## WORK TO BE COMPLETED
Look through the data below. Pick out the lines holding the string "this".

## Entries with chart source code
==========
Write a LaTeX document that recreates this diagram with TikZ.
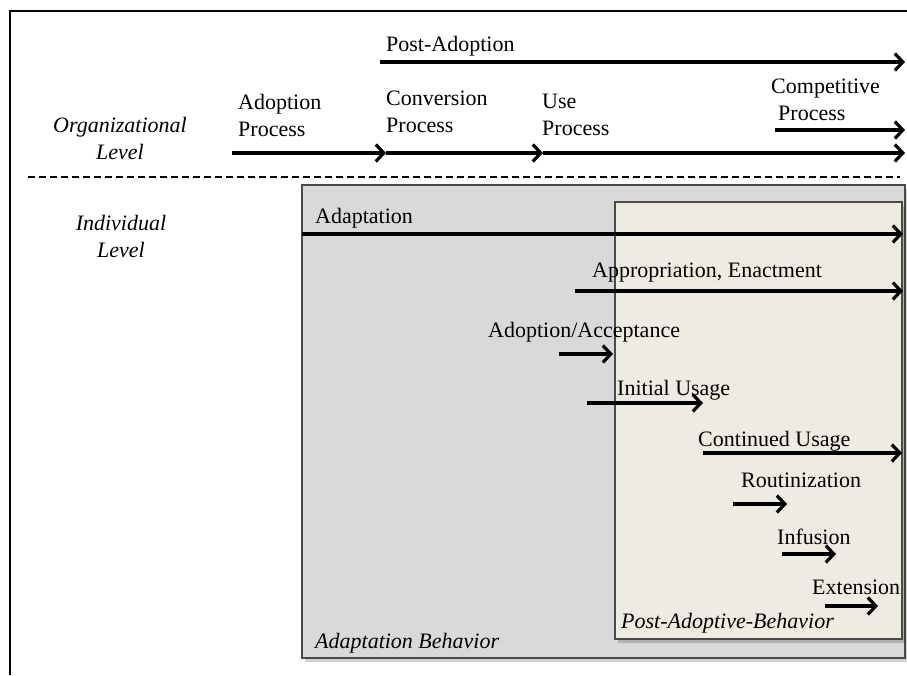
\documentclass[tikz,border=0pt]{standalone}
\usepackage{fontspec}
\setmainfont{Liberation Serif}
\usetikzlibrary{arrows.meta}
\definecolor{greyfill}{HTML}{D9D9DB}
\definecolor{beigefill}{HTML}{EEEBE1}
\definecolor{boxline}{HTML}{4A4A4A}
\tikzset{
  lbl/.style={anchor=base west,inner sep=0pt,font=\fontsize{22}{27}\selectfont,align=left},
  lvl/.style={anchor=base,inner sep=0pt,font=\fontsize{22}{27}\selectfont\itshape,align=center},
  flow/.style={line width=3.2pt,-{Straight Barb[length=8pt,width=17pt]}},
  panel/.style={draw=boxline,line width=1.4pt},
  shade/.style={fill=black,opacity=0.18}
}
\begin{document}
\begin{tikzpicture}[x=1pt,y=-1pt]
\useasboundingbox (0,0) rectangle (907,675);
% frame
\draw[line width=2.5pt] (10,675) -- (10,11) -- (907,11);
% organizational level (two-line nodes: base = last line)
\node[lvl] (org) at (120,159) {Organizational\\Level};
\node[lbl] (pa) at (386,51) {Post-Adoption};
\coordinate (paS) at (380,62); \coordinate (paE) at (905,62);
\draw[flow] (paS) -- (paE);
\node[lbl] (adp) at (238,136) {Adoption\\Process};
\node[lbl] (cvp) at (386,132) {Conversion\\Process};
\node[lbl] (usp) at (542,135) {Use\\Process};
\node[lbl] (cmp) at (771,120) {Competitive\\\hspace{7pt}Process};
\coordinate (a1) at (232,153); \coordinate (a2) at (386,153);
\coordinate (a3) at (543,153); \coordinate (a4) at (905,153);
\draw[flow] (a1) -- (a2);
\draw[flow] (a2) -- (a3);
\draw[flow] (a3) -- (a4);
\coordinate (cS) at (775,130); \coordinate (cE) at (905,130);
\draw[flow] (cS) -- (cE);
% divider
\coordinate (dS) at (28,177); \coordinate (dE) at (900,177);
\draw[line width=2.5pt,dash pattern=on 7pt off 4pt] (dS) -- (dE);
% individual level
\node[lvl] (ind) at (121,257) {Individual\\Level};
% panels
\fill[shade] (305,189) rectangle (908,662);
\draw[panel,fill=greyfill] (302,185) rectangle (905,658);
\fill[shade] (618,206) rectangle (905,643);
\draw[panel,fill=beigefill] (615,202) rectangle (902,639);
% individual flows
\node[lbl] (adapt) at (315,223) {Adaptation};
\coordinate (b1) at (302,234); \coordinate (b2) at (903,234);
\draw[flow] (b1) -- (b2);
\node[lbl] (appr) at (592,277) {Appropriation, Enactment};
\coordinate (c1) at (575,291); \coordinate (c2) at (903,291);
\draw[flow] (c1) -- (c2);
\node[lbl] (acc) at (488,337) {Adoption/Acceptance};
\coordinate (d1) at (559,354); \coordinate (d2) at (613,354);
\draw[flow] (d1) -- (d2);
\node[lbl] (init) at (617,395) {Initial Usage};
\coordinate (e1) at (587,403); \coordinate (e2) at (703,403);
\draw[flow] (e1) -- (e2);
\node[lbl] (cont) at (698,446) {Continued Usage};
\coordinate (f1) at (703,453); \coordinate (f2) at (902,453);
\draw[flow] (f1) -- (f2);
\node[lbl] (rout) at (741,487) {Routinization};
\coordinate (g1) at (733,504); \coordinate (g2) at (787,504);
\draw[flow] (g1) -- (g2);
\node[lbl] (inf) at (777,544) {Infusion};
\coordinate (h1) at (782,554); \coordinate (h2) at (836,554);
\draw[flow] (h1) -- (h2);
\node[lbl] (ext) at (812,594) {Extension};
\coordinate (i1) at (825,606); \coordinate (i2) at (878,606);
\draw[flow] (i1) -- (i2);
\node[lbl,font=\fontsize{22}{27}\selectfont\itshape] (pab) at (621,628) {Post-Adoptive-Behavior};
\node[lbl,font=\fontsize{22}{27}\selectfont\itshape] (ab) at (315,648) {Adaptation Behavior};
\end{tikzpicture}
\end{document}
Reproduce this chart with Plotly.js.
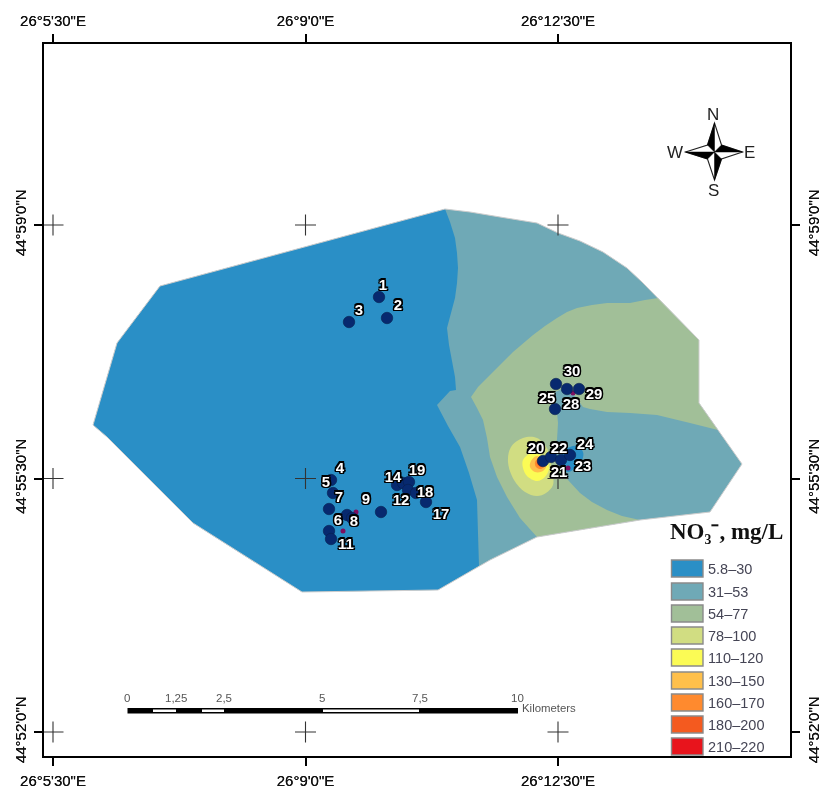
<!DOCTYPE html>
<html>
<head>
<meta charset="utf-8">
<script src="https://cdn.plot.ly/plotly-3.0.1.min.js"></script>
<style>
html,body{margin:0;padding:0;background:#fff;overflow:hidden}
#plot{width:821px;height:789px;filter:blur(0.45px)}
</style>
</head>
<body>
<div id="plot"></div>
<script>
// Map grid units: the axes run 44..790 and 44..756, with graticule lines at these values
const lonTicks = [53, 305.5, 558];
const lonLabels = ['26°5\'30"E', '26°9\'0"E', '26°12\'30"E'];
const latTicks = [225, 478.5, 732];
const latLabels = ['44°59\'0"N', '44°55\'30"N', '44°52\'0"N'];

const classLabels = ['5.8–30','31–53','54–77','78–100','110–120','130–150','160–170','180–200','210–220'];
const classColors = ['#2a8fc6','#6fa9b6','#a1bf98','#d1dd82','#fbfb55','#ffc04b','#ff8a2e','#f45a1f','#e8141c'];

// Zone outlines
const outlineX = [445,470,500,537,558,580,603,627,642,658,678,699,699,718,742,710,640,537,490,438,302,193,107,93,117,160,445];
const outlineY = [209,212,217,223,233,241,252,268,282,298,319,340,403,430,464,512,520,537,560,590,592,523,437,425,343,286,209];

const zone1X = [445,450,455,457,458,457,455,451,447,449,452,455,456,450,437,448,460,469,477,479,438,302,193,107,93,117,160];
const zone1Y = [209,222,238,253,268,283,298,313,328,345,362,377,390,391,405,426,447,473,500,566,590,592,523,437,425,343,286];
const zone1SpotX = [577,583,582,568,560,565,577];
const zone1SpotY = [446,452,460,472,465,450,446];

const zone3X = [658,699,699,718,690,657,630,607,590,583,575,565,555,555,557,558,557,552,557,568,580,592,607,622,640,537,520,507,497,490,487,483,477,471,478,487,500,513,533,545,557,567,577,592,607,630,645];
const zone3Y = [298,340,403,430,423,415,413,412,409,407,396,388,392,402,412,423,440,452,463,480,493,502,510,516,520,537,518,497,477,457,438,420,408,397,387,378,365,352,335,326,318,312,308,305,303,303,300];

const zone4X = [537,548,552,553,546,537,525,514,508,511,523,537];
const zone4Y = [438,450,470,485,493,496,492,480,462,447,438,438];
const zone5X = [532,523,523,527,537,545,549,545,532];
const zone5Y = [453,460,468,476,481,477,468,458,453];
const zone6X = [537,531,530,535,543,547,537];
const zone6Y = [456,461,467,472,471,463,456];
const zone7X = [539,535,536,541,546,539];
const zone7Y = [458,462,467,469,464,458];
const zone8X = [538,537,541,545,538];
const zone8Y = [460,464,467,463,460];
const zone9X = [541,539,542,544,541];
const zone9Y = [460,463,466,462,460];

// Sampling points
const wellX = [379,387,349,331,333,329,347,352,329,331,381,397,403,409,408,416,426,543,551,561,570,556,567,579,555];
const wellY = [297,318,322,480,493,509,515,518,531,539,512,485,483,482,490,493,502,461,457,460,455,384,389,389,409];
const minorX = [356,343,573,568];
const minorY = [512,531,393,468];

const wellLabels = ['1','2','3','4','5','6','7','8','9','11','12','14','17','18','19','20','21','22','23','24','25','28','29','30'];
const labelX = [383,398,359,340,326,338,339,354,366,346,401,393,441,425,417,536,559,559,583,585,547,571,594,572];
const labelY = [286,306,311,469,483,521,498,522,500,545,501,478,515,493,471,449,473,449,467,445,399,405,395,372];

const crossX = [53,305.5,558,53,305.5,558,53,305.5,558];
const crossY = [225,225,225,478.5,478.5,478.5,732,732,732];

// Scale bar
const scaleLabels = ['0','1,25','2,5','5','7,5','10'];

function zone(x, y, i, extra) {
  return Object.assign({
    type:'scatter', mode:'lines', x:x, y:y, fill:'toself',
    fillcolor:classColors[i], name:classLabels[i],
    line:{width:0, color:classColors[i]}, hoverinfo:'skip', showlegend:false
  }, extra || {});
}
function smoothZone(x, y, i) {
  return zone(x, y, i, {line:{width:0, color:classColors[i], shape:'spline', smoothing:1}});
}

const stroke = '1.6px 0 0 #000,-1.6px 0 0 #000,0 1.6px 0 #000,0 -1.6px 0 #000,1.3px 1.3px 0 #000,-1.3px 1.3px 0 #000,1.3px -1.3px 0 #000,-1.3px -1.3px 0 #000';

const traces = [
  zone(outlineX, outlineY, 1),
  zone(zone1X, zone1Y, 0),
  zone(zone3X, zone3Y, 2),
  smoothZone(zone1SpotX, zone1SpotY, 0),
  smoothZone(zone4X, zone4Y, 3),
  smoothZone(zone5X, zone5Y, 4),
  smoothZone(zone6X, zone6Y, 5),
  smoothZone(zone7X, zone7Y, 6),
  smoothZone(zone8X, zone8Y, 7),
  smoothZone(zone9X, zone9Y, 8),
  {type:'scatter', mode:'lines', x:outlineX, y:outlineY, name:'boundary', hoverinfo:'skip',
   line:{width:1, color:'#cdcdcd'}},
  {type:'scatter', mode:'markers', x:crossX, y:crossY, name:'graticule', hoverinfo:'skip',
   marker:{symbol:'cross-thin-open', size:15, color:'#333', line:{width:1.1, color:'#333'}}},
  {type:'scatter', mode:'markers', x:minorX, y:minorY, name:'points', hoverinfo:'skip',
   marker:{size:5, color:'#7d1060'}},
  {type:'scatter', mode:'markers', x:wellX, y:wellY, name:'wells', hoverinfo:'skip',
   marker:{size:11.5, color:'#07296f', line:{width:0.6, color:'#06204f'}}},
  {type:'scatter', mode:'text', x:labelX, y:labelY, text:wellLabels, textposition:'middle center', hoverinfo:'skip', name:'labels',
   textfont:{family:'Liberation Sans', size:15, color:'#fff', weight:'bold', shadow:stroke}},
  {type:'scatter', mode:'markers', x:[lonTicks[0]], y:[latTicks[0]], xaxis:'x2', yaxis:'y2', hoverinfo:'skip',
   marker:{size:1, opacity:0}}
];

const shapes = [];
const annotations = [];

// Legend
const swatchTop = [560,583,605,627,649,672,694,716,738];
classColors.forEach((c, i) => {
  const top = swatchTop[i];
  shapes.push({type:'rect', xref:'x', yref:'y', x0:671.5, x1:703, y0:top, y1:Math.min(top+17,755.5),
    fillcolor:c, line:{color:'#8a8a8a', width:1.4}, layer:'above'});
  annotations.push({xref:'x', yref:'y', x:706, y:top+9, xanchor:'left', yanchor:'middle', showarrow:false,
    text:classLabels[i], font:{family:'Liberation Sans', size:14.5, color:'#454555'}});
});
annotations.push({xref:'x', yref:'y', x:726, y:531, xanchor:'center', yanchor:'middle', showarrow:false,
  text:'NO₃⁻, mg/L', font:{family:'Liberation Serif', size:23, color:'#111', weight:'bold'}});

// Scale bar
shapes.push({type:'rect', xref:'x', yref:'y', x0:127.5, x1:518, y0:708, y1:713.5, fillcolor:'#000', line:{width:0}, layer:'above'});
[[153,176],[202,224],[323,419]].forEach(s => shapes.push({type:'rect', xref:'x', yref:'y', x0:s[0], x1:s[1], y0:709.5, y1:712,
  fillcolor:'#fff', line:{width:0}, layer:'above'}));
[127,176,224,322,420,517].forEach((x, i) => annotations.push({xref:'x', yref:'y', x:x, y:698, showarrow:false,
  xanchor:'center', yanchor:'middle', text:scaleLabels[i], font:{family:'Liberation Sans', size:11.5, color:'#555'}}));
annotations.push({xref:'x', yref:'y', x:520, y:708, showarrow:false, xanchor:'left', yanchor:'middle',
  text:'Kilometers', font:{family:'Liberation Sans', size:11.4, color:'#555'}});

// North arrow
const cx = 714.5, cy = 152;
const wq = 7;
const dark = [
  `M${cx} ${cy-29} L${cx-wq} ${cy-wq} L${cx} ${cy} Z`,
  `M${cx+28} ${cy} L${cx+wq} ${cy-wq} L${cx} ${cy} Z`,
  `M${cx} ${cy+28} L${cx+wq} ${cy+wq} L${cx} ${cy} Z`,
  `M${cx-29} ${cy} L${cx-wq} ${cy+wq} L${cx} ${cy} Z`
];
const light = `M${cx} ${cy-29} L${cx+wq} ${cy-wq} L${cx+28} ${cy} L${cx+wq} ${cy+wq} L${cx} ${cy+28} L${cx-wq} ${cy+wq} L${cx-29} ${cy} L${cx-wq} ${cy-wq} Z`;
shapes.push({type:'path', xref:'x', yref:'y', path:light, fillcolor:'#fff', line:{color:'#222', width:1.1}, layer:'above'});
dark.forEach(p => shapes.push({type:'path', xref:'x', yref:'y', path:p, fillcolor:'#000', line:{color:'#000', width:0.5}, layer:'above'}));
[['N',713,114],['S',713,190],['W',675,152],['E',749,152]].forEach(a => annotations.push({xref:'x', yref:'y', x:a[1], y:a[2], showarrow:false,
  xanchor:'center', yanchor:'middle', text:a[0], font:{family:'Liberation Sans', size:17, color:'#222'}}));

const axisBase = {
  showgrid:false, zeroline:false, showline:true, linecolor:'#000', linewidth:2,
  ticks:'outside', ticklen:8, tickwidth:2, tickcolor:'#000', tickmode:'array',
  tickfont:{family:'Liberation Sans', size:15, color:'#111', shadow:'0 0 0.6px #000'}
};

const layout = {
  width:821, height:789, margin:{l:44, r:31, t:44, b:33, pad:0},
  paper_bgcolor:'#fff', plot_bgcolor:'#fff', showlegend:false,
  xaxis:Object.assign({}, axisBase, {range:[44,790], tickvals:lonTicks, ticktext:lonLabels, side:'bottom', ticklabelstandoff:2}),
  xaxis2:Object.assign({}, axisBase, {range:[44,790], tickvals:lonTicks, ticktext:lonLabels, side:'top', overlaying:'x', anchor:'y', ticklabelstandoff:2}),
  yaxis:Object.assign({}, axisBase, {range:[756,44], tickvals:latTicks, ticktext:latLabels, side:'left', tickangle:-90, ticklabelstandoff:2}),
  yaxis2:Object.assign({}, axisBase, {range:[756,44], tickvals:latTicks, ticktext:latLabels, side:'right', overlaying:'y', anchor:'x', tickangle:-90, ticklabelstandoff:1}),
  shapes:shapes, annotations:annotations
};

Plotly.newPlot('plot', traces, layout, {displayModeBar:false, responsive:false});
</script>
</body>
</html>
==========
## PROBLEM SOLUTION
Write a LaTeX document that recreates this diagram with TikZ.
Reproduce this chart with Plotly.js.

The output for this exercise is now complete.